Lorsque l’on consulte la LF 2018, les prévisions de dividendes OCP ne dépassent pas les 2 MMDH. A titre de comparaison, les produits de l’Agence nationale de la conservation foncière, du cadastre et de la cartographie s’élèvent à 3 MMDH…

A quoi servira la Vague II?

-Une "vaguelette" qui va se traduire par une capacité additionnelle de 3 MT d'équivalent DAP.

-Suivie d'une "grosse deuxième vague" où 75 MMDH seront investis dans l'axe central, entre El Gantour et Safi.

-une usine chimique à Laâyoune.

-les investissements en Afrique subsaharienne, au Nigéria et en Ethiopie.

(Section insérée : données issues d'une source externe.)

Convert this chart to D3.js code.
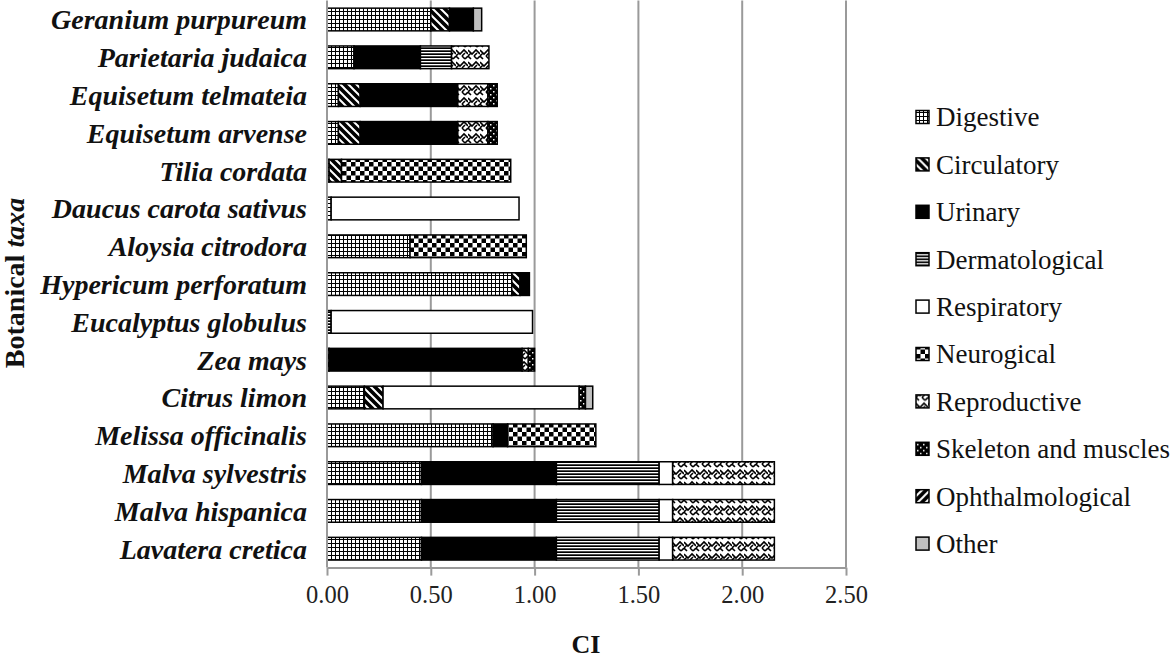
<!DOCTYPE html>
<html><head><meta charset="utf-8">
<script src="https://cdn.jsdelivr.net/npm/d3@7/dist/d3.min.js"></script>
<style>body{margin:0;background:#fff}svg{display:block}</style>
</head><body><svg id="c" width="1176" height="662"></svg>
<script>
const categories = ["Geranium purpureum","Parietaria judaica","Equisetum telmateia","Equisetum arvense","Tilia cordata","Daucus carota sativus","Aloysia citrodora","Hypericum perforatum","Eucalyptus globulus","Zea mays","Citrus limon","Melissa officinalis","Malva sylvestris","Malva hispanica","Lavatera cretica"];
const seriesNames = ["Digestive","Circulatory","Urinary","Dermatological","Respiratory","Neurogical","Reproductive","Skeleton and muscles","Ophthalmological","Other"];
const digestive       = [0.50,0.13,0.055,0.055,0.01,0.02,0.40,0.89,0,0,0.18,0.80,0.455,0.455,0.455];
const circulatory     = [0.09,0,0.105,0.105,0.06,0,0,0.04,0,0.01,0.09,0,0,0,0];
const urinary         = [0.115,0.32,0.47,0.47,0,0,0,0.045,0,0.93,0,0.07,0.65,0.65,0.65];
const dermatological  = [0,0.15,0,0,0,0,0,0,0.02,0,0,0,0.495,0.495,0.495];
const respiratory     = [0,0,0,0,0,0.905,0,0,0.97,0,0.945,0,0.065,0.065,0.065];
const neurological    = [0,0,0,0,0.815,0,0.56,0,0,0,0,0.425,0,0,0];
const reproductive    = [0,0.18,0.145,0.145,0,0,0,0,0,0.03,0,0,0.49,0.49,0.49];
const skeleton        = [0,0,0.045,0.045,0,0,0,0,0,0.03,0.03,0,0,0,0];
const ophthalmological= [0,0,0,0,0,0,0,0,0,0,0,0,0,0,0];
const other           = [0.04,0,0,0,0,0,0,0,0,0,0.035,0,0,0,0];
const xTicks = [0,0.5,1,1.5,2,2.5];

const seriesValues = [digestive,circulatory,urinary,dermatological,respiratory,neurological,reproductive,skeleton,ophthalmological,other];
const FONT = '"Liberation Serif","Times New Roman",Times,serif';
const svg = d3.select("#c");
const defs = svg.append("defs");
function pat(id,w,h,draw){const p=defs.append("pattern").attr("id",id).attr("patternUnits","userSpaceOnUse").attr("width",w).attr("height",h);draw(p);}
pat("p0",4,4,p=>{p.append("rect").attr("width",4).attr("height",4).attr("fill","#fff");p.append("rect").attr("x",3).attr("width",1).attr("height",4).attr("fill","#000");p.append("rect").attr("y",3).attr("width",4).attr("height",1).attr("fill","#000");});
pat("p1",8,8,p=>{p.append("rect").attr("width",8).attr("height",8).attr("fill","#000");p.append("path").attr("d","M0,0L8,8M-4,4L4,12M4,-4L12,4").attr("stroke","#fff").attr("stroke-width",2);});
pat("p2",4,4,p=>{p.append("rect").attr("width",4).attr("height",4).attr("fill","#000");});
pat("p3",4,3,p=>{p.append("rect").attr("width",4).attr("height",3).attr("fill","#000");p.append("rect").attr("y",1).attr("width",4).attr("height",1.3).attr("fill","#fff");});
pat("p4",4,4,p=>{p.append("rect").attr("width",4).attr("height",4).attr("fill","#fff");});
pat("p5",9,9,p=>{p.append("rect").attr("width",9).attr("height",9).attr("fill","#fff");p.append("rect").attr("width",4.5).attr("height",4.5).attr("fill","#000");p.append("rect").attr("x",4.5).attr("y",4.5).attr("width",4.5).attr("height",4.5).attr("fill","#000");});
pat("p6",12,12,p=>{p.append("rect").attr("width",12).attr("height",12).attr("fill","#fff");p.append("path").attr("d","M0,2L4,6L8,2L12,6M0,8L3,11M6,8L9,11M3,5L0,8M9,5L6,8M12,8L9,11").attr("stroke","#000").attr("stroke-width",1.6).attr("fill","none");});
pat("p7",6,6,p=>{p.append("rect").attr("width",6).attr("height",6).attr("fill","#000");p.append("rect").attr("x",1).attr("y",1).attr("width",1.5).attr("height",1.5).attr("fill","#fff");p.append("rect").attr("x",4).attr("y",4).attr("width",1.5).attr("height",1.5).attr("fill","#fff");});
pat("p8",8,8,p=>{p.append("rect").attr("width",8).attr("height",8).attr("fill","#000");p.append("path").attr("d","M0,8L8,0M-4,4L4,-4M4,12L12,4").attr("stroke","#fff").attr("stroke-width",2);});
pat("p9",4,4,p=>{p.append("rect").attr("width",4).attr("height",4).attr("fill","#c0c0c0");});

const x0=327,x1=846,yTop=0.6,yBot=567.6;
const x = d3.scaleLinear().domain([0,2.5]).range([x0,x1]);
const y = d3.scaleBand().domain(categories).range([yTop,yBot]).paddingInner(0.4).paddingOuter(0.2);

svg.append("g").selectAll("line").data(xTicks.slice(1)).join("line")
  .attr("x1",d=>x(d)).attr("x2",d=>x(d)).attr("y1",yTop).attr("y2",yBot)
  .attr("stroke","#9a9a9a").attr("stroke-width",2);

const rows = categories.map((c,i)=>{const o={cat:c};seriesNames.forEach((s,j)=>o[s]=seriesValues[j][i]);return o;});
const stack = d3.stack().keys(seriesNames)(rows);
svg.append("g").selectAll("g").data(stack).join("g")
  .attr("fill",(d,i)=>`url(#p${i})`)
  .selectAll("rect").data(d=>d.filter(v=>v[1]-v[0]>0)).join("rect")
  .attr("x",d=>x(d[0])).attr("width",d=>x(d[1])-x(d[0]))
  .attr("y",d=>y(d.data.cat)).attr("height",y.bandwidth())
  .attr("stroke","#000").attr("stroke-width",1.5);

svg.append("line").attr("x1",x0).attr("x2",x0).attr("y1",yTop).attr("y2",yBot).attr("stroke","#9a9a9a").attr("stroke-width",2);

const ax = svg.append("g").attr("transform",`translate(0,${yBot})`)
  .call(d3.axisBottom(x).tickValues(xTicks).tickFormat(d3.format(".2f")).tickSize(8).tickSizeOuter(0));
ax.attr("font-family",null).attr("font-size",null);
ax.select(".domain").attr("stroke","#9a9a9a").attr("stroke-width",2);
ax.selectAll(".tick line").attr("stroke","#9a9a9a").attr("stroke-width",2);
ax.selectAll(".tick text").style("font-family",FONT).style("font-size","24.5px").attr("fill","#222").attr("y",0).attr("dy","1.45em");

svg.append("g").selectAll("text").data(categories).join("text")
  .attr("x",307).attr("y",d=>y(d)+y.bandwidth()/2).attr("dy","0.35em")
  .attr("text-anchor","end").style("font-family",FONT)
  .style("font-weight","bold").style("font-style","italic").style("font-size","28px").attr("fill","#111")
  .text(d=>d);

svg.append("text").attr("x",586).attr("y",653).attr("text-anchor","middle")
  .style("font-family",FONT).style("font-weight","bold").style("font-size","26px").attr("fill","#111").text("CI");
const yt = svg.append("text").attr("transform","translate(24,283) rotate(-90)").attr("text-anchor","middle")
  .style("font-family",FONT).style("font-weight","bold").style("font-size","28px").attr("fill","#111");
yt.append("tspan").text("Botanical ");
yt.append("tspan").style("font-style","italic").text("taxa");

const lg = svg.append("g").selectAll("g").data(seriesNames).join("g")
  .attr("transform",(d,i)=>`translate(916,${117+i*47.4})`);
lg.append("rect").attr("x",0).attr("y",-6.5).attr("width",13).attr("height",13)
  .attr("fill",(d,i)=>`url(#p${i})`).attr("stroke","#000").attr("stroke-width",1.5);
lg.append("text").attr("x",20).attr("dy","0.35em").style("font-family",FONT)
  .style("font-size","27px").attr("fill","#111").text(d=>d);
</script></body></html>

Ce plan d'investissement sur dix ans, permettra selon OCP, de capter 50% de la croissance du marché mondial. C'est un plan de 100 MMDH. En 2027, la capacité de production d'engrais aura doublé, passant de 12 MT à 25 MT.

Comment sera financé ce programme?

La rumeur du marché à Casablanca, voudrait qu'OCP lance une émission obligataire au milieu de cette année 2018. Ce que le management refuse de commenter. Selon des sources sur le marché, il s'agit d'une levée de 1 MMDH sur le marché local, en obligations perpétuelles comme en 2016.

Pour financer son ambitieux programme d’investissement, OCP recourt à quatre sources principales:

-L'autofinancement: réinjection des cash-flows.

-Les financements concessionnels: AFD, KFW, Banque islamique de développement...

-Le financement bancaire.

-Le financement obligataire: en recourant aussi bien au marché domestique (2011 et 2016) qu’à l’international (2014 et 2015).

On peut se demander si l’ampleur du programme d’investissement OCP ne risque pas de trop alourdir le niveau d’endettement du groupe.

L’endettement net d’OCP est de 50 MMDH, avec un ratio dette/EBITDA de 3,5. De plus, OCP espère récupérer, sous une forme à définir, les 20 MMDH de crédit TVA qui représentent 20% de l'enveloppe de la vague 2.

Du côté du top management, on assure qu'OCP dispose toujours de l’attractivité nécessaire pour séduire les investisseurs – le phosphatier étant noté BBB- (investment grade) par deux agences internationales.